_AVAILABLE DATA:_
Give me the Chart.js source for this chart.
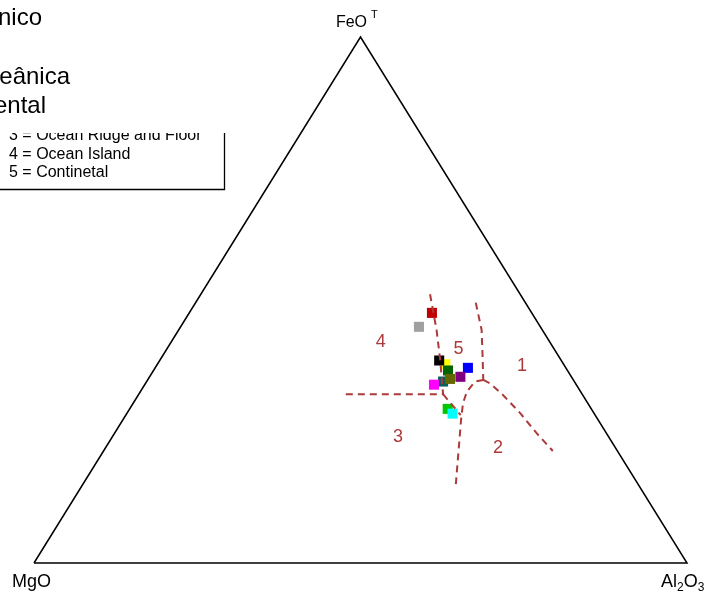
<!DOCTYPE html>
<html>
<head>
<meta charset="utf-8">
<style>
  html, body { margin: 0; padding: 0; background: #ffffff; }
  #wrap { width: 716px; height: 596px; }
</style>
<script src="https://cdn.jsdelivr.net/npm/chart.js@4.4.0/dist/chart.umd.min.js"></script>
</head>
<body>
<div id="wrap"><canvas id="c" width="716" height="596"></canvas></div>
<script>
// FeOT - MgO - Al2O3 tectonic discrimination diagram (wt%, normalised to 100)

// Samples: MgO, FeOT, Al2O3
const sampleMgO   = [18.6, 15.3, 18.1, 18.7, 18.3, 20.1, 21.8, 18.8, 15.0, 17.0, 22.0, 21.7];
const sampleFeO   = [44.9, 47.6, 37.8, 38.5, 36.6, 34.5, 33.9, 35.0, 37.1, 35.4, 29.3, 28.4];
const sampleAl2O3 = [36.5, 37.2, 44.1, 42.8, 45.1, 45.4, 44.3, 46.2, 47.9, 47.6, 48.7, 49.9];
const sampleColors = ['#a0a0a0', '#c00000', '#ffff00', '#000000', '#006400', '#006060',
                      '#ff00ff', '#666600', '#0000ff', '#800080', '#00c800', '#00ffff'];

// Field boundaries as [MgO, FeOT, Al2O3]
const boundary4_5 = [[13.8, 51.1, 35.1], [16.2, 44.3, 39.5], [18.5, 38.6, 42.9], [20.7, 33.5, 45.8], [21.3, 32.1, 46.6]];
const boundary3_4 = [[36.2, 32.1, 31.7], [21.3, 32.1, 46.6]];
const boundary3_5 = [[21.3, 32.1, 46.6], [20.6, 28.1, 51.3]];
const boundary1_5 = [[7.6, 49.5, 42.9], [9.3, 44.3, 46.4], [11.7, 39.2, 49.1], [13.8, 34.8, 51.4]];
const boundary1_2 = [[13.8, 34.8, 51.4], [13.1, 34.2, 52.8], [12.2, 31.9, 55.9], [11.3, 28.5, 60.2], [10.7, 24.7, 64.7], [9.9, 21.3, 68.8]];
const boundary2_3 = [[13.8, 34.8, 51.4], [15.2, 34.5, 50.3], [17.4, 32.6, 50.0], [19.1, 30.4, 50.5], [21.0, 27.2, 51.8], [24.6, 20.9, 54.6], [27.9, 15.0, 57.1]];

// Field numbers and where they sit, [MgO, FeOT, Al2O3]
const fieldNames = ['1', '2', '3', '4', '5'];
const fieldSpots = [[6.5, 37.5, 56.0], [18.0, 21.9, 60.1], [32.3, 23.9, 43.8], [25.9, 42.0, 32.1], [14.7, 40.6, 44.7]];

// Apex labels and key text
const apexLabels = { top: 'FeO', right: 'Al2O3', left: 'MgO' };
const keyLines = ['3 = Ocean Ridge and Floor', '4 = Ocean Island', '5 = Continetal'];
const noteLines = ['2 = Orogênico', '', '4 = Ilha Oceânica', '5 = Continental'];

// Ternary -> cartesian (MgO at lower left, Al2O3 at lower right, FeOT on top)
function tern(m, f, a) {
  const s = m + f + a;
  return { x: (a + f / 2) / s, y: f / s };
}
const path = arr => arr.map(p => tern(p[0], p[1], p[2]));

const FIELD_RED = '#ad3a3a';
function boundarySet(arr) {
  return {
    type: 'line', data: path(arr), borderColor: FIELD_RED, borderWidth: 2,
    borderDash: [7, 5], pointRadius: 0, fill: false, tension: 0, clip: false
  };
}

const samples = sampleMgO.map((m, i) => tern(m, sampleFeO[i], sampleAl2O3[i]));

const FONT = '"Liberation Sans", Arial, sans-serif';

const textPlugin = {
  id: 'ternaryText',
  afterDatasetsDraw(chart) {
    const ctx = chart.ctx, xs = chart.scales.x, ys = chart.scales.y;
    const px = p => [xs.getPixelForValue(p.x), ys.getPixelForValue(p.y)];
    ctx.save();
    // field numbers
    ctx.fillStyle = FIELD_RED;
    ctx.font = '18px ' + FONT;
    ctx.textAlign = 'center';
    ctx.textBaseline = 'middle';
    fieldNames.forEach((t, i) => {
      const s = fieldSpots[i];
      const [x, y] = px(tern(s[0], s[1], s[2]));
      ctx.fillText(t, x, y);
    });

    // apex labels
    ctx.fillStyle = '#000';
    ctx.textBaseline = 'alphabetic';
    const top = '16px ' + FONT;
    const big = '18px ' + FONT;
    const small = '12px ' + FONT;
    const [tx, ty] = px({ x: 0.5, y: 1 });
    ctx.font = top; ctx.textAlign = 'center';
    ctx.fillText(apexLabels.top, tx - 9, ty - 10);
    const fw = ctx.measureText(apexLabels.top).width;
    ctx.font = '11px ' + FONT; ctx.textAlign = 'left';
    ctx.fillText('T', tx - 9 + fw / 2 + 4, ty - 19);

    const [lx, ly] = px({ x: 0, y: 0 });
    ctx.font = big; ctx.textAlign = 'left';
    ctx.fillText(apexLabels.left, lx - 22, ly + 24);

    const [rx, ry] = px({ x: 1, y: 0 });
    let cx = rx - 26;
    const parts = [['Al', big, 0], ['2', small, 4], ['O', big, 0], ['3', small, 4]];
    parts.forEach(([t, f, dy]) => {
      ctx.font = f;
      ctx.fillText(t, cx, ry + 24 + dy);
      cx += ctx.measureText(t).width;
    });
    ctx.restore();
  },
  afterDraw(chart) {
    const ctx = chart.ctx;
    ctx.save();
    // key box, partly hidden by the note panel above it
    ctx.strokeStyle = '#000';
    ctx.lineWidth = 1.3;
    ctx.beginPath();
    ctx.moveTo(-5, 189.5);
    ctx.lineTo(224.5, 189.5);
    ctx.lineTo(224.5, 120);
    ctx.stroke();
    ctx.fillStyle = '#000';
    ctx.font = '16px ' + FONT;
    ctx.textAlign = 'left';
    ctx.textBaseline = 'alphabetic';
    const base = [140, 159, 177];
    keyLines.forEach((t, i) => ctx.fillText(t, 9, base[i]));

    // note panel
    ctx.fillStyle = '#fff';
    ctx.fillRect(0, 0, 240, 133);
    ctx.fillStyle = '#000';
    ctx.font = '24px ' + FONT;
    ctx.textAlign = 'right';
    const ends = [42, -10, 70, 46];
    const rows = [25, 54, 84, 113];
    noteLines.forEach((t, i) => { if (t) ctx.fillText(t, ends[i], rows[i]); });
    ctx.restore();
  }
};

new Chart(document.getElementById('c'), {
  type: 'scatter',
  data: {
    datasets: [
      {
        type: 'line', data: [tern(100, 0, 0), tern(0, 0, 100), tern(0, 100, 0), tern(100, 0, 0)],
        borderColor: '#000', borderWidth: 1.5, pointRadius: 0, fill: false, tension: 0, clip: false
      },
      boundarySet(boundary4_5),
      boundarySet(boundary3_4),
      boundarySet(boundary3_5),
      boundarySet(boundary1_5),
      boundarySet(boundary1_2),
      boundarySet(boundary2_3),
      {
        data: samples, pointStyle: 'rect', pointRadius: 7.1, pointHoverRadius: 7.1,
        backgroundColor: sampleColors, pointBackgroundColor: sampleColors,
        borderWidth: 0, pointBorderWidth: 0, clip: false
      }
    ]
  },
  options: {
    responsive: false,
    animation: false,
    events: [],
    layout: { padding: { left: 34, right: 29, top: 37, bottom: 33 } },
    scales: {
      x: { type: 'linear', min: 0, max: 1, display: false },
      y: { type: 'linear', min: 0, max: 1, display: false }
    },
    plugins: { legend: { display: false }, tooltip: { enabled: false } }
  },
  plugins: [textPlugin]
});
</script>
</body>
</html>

_BRIEF:_
Leave out the pictures, then repeat the listing above exactly from its first line to the line with "normalised to 100)", inclusive.

_WRITTEN REPLY:_
Give me the Chart.js source for this chart.
<!DOCTYPE html>
<html>
<head>
<meta charset="utf-8">
<style>
  html, body { margin: 0; padding: 0; background: #ffffff; }
  #wrap { width: 716px; height: 596px; }
</style>
<script src="https://cdn.jsdelivr.net/npm/chart.js@4.4.0/dist/chart.umd.min.js"></script>
</head>
<body>
<div id="wrap"><canvas id="c" width="716" height="596"></canvas></div>
<script>
// FeOT - MgO - Al2O3 tectonic discrimination diagram (wt%, normalised to 100)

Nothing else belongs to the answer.